I have been experimenting with long-exposure photography for several years: the insistence on patience is good for my over-enthusiastic nature. I make pinhole cameras out of tin water bottles, tea tins or beer cans by taping a delicate little pinhole over a rather large hole that I bash into the can. The pinhole is made out of sturdy tin and I sand the teeny pinhole to give it an even edge. By using b/w photographic paper, I don’t need to develop the image, only scan it.

Not all images are successful. Rain, high winds, and wildlife have all disrupted my cameras, and sometimes I mistakenly place the photo paper backwards. It’s part of the process, so I usually lock several cameras in place, and then remove them at different times. Several years into this practice I am discovering that the short durations such as a few weeks or months are often more successful – longer ones (such as a year or more) face more challenging weather conditions, like  -30 temperatures in the winter.

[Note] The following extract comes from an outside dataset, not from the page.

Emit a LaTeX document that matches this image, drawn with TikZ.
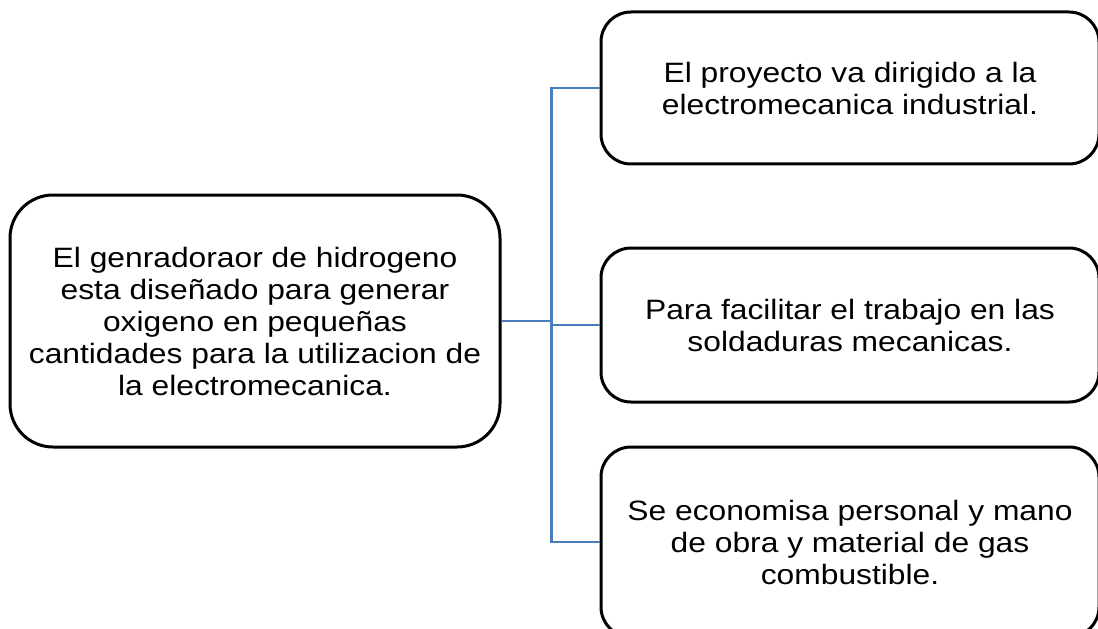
\documentclass[tikz,border=0pt]{standalone}
\usepackage{fontspec}
\setmainfont{Liberation Sans}[FakeStretch=1.135]
\definecolor{linkblue}{RGB}{74,126,187}
\tikzset{
	idea/.style={draw,line width=1.5pt,align=center,inner sep=0pt,font=\fontsize{14}{16}\selectfont},
	bigidea/.style={idea,rounded corners=21.5pt,minimum width=245pt,minimum height=126pt},
	smallidea/.style={idea,rounded corners=15pt,minimum width=249pt},
	link/.style={draw=linkblue,line width=1.2pt}
}
\begin{document}
\begin{tikzpicture}[x=1pt,y=1pt]
		\useasboundingbox (0,0) rectangle (549,314);
		\clip (0,0) rectangle (549,314);
		\node[bigidea] (gen) at (127.5,153.5) {El genradoraor de hidrogeno\\esta diseñado para generar\\oxigeno en pequeñas\\cantidades para la utilizacion de\\la electromecanica.};
		\node[smallidea,minimum height=76pt] (proy) at (425,270) {El proyecto va dirigido a la\\electromecanica industrial.};
		\node[smallidea,minimum height=77pt] (sold) at (425,151.5) {Para facilitar el trabajo en las\\soldaduras mecanicas.};
		\node[smallidea,minimum height=95pt] (econ) at (425,43) {Se economisa personal y mano\\de obra y material de gas\\combustible.};
		\draw[link] (gen.east) -- ++(25,0) |- (proy.west);
		\draw[link] (gen.east) -- ++(25,0) |- (sold.west);
		\draw[link] (gen.east) -- ++(25,0) |- (econ.west);
	\end{tikzpicture}
\end{document}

I love the results. The image reveals all that stays still for the long exposure (trees, buildings), but not what has moved (wildlife, people). It does, however, show the constant passage of the sun. Many of these images show the passage from east to west: high in the sky during the summer and lower during the winter months. On days that it is cloudy the white line is attenuated.

“No matter how slow the film, Spirit always stands still long enough for the photographer it has chosen.”